Several Rishonim, including Tosafot (Sukka 13a, s.v. mitzvat), raised the question of how to reconcile the Gemara’s explanation of Rabbi Yehuda’s view with a passage in the Sifrei (Parashat Chukat) linking the hyssop branches in Egypt and the hyssop used in the preparaton of the purifying para aduma waters. The Torah in Sefer Bamidbar (19:6) requires “taking” hyssop and casting it into the ashes of the red heifer with which these waters were prepared, and the Sifrei establishes that just as three hyssop branches were required on the night of the Exodus, three hyssop branches are required for preparing the purifying waters. The Sifrei links the “taking” of the hyssop in Egypt and the “taking” of the hyssop for the purifying waters, just as Rabbi Yehuda links the “taking” of the hyssop in Egypt and the “taking” of the four species. And yet, the Mishna in Masekhet Para (11:9) states explicitly that the purifying waters are valid even if the three hyssop branches were not bound together. Although the model for this bundle of hyssop is the bundle used by Benei Yisrael on the night of the Exodus, the binding together of the branches is not indispensable to the validity of the purifying waters. Yet, according to Rabbi Yehuda, the bundle of hyssop at the time of the Exodus serves as the model for the “bundle” of the arba minim – and in this instance, the binding is considered indispensable for the fulfillment of the mitzva. The question thus arises as to why the precedent of the hyssop in Egypt does not result in the disqualification of purifying waters prepared by non-bound branches, but this precedent does yield a disqualification of the three species if they are not bound together. Tosafot leave this question unanswered.
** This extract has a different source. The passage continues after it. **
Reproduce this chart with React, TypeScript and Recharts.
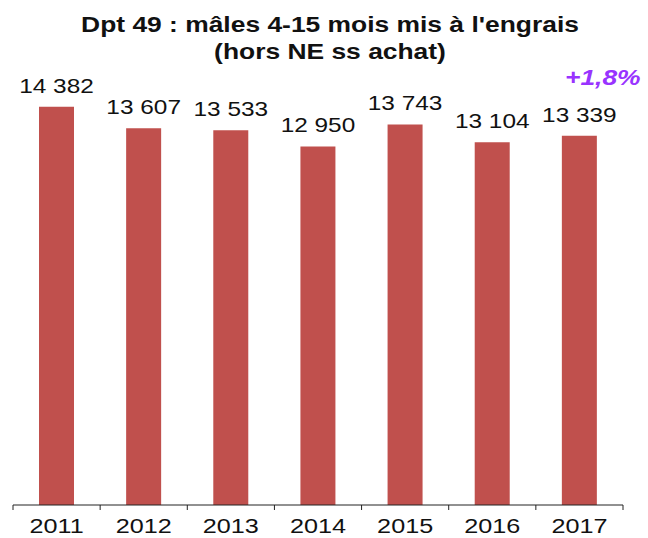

Among the approaches taken to answer this question is one which the Ritva cites from the Ra’a. The Ra’a creatively suggests that in discussing the “bundle” of the lulav, hadasim and aravot, Rabbi Yehuda speaks not of a material used for binding, but rather of holding the three species together in one’s hand. Rabbi Yehuda agrees with the other Tanna’im that the lulav, hadasim and aravot do not have to be wrapped together for the mitzva to be fulfilled. He does, however, insist that they be held together at the same time. Whereas the other Tanna’im maintain that one fulfills the mitzva by taking each of the species in succession, Rabbi Yehuda insists that the lulav, hadasim and aravot be taken together. As such, Rabbi Yehuda’s view is consistent with the halakha that binding the hyssop branches for the purifying waters is not indispensable to the waters’ validity, because he concedes that binding the lulav, hadasim and aravot is likewise not indispensable to the mitzva. Taking the species separately invalidates the mitzva, but taking them together without a tie does not, according to the Ra’a’s understanding of Rabbi Yehuda’s opinion.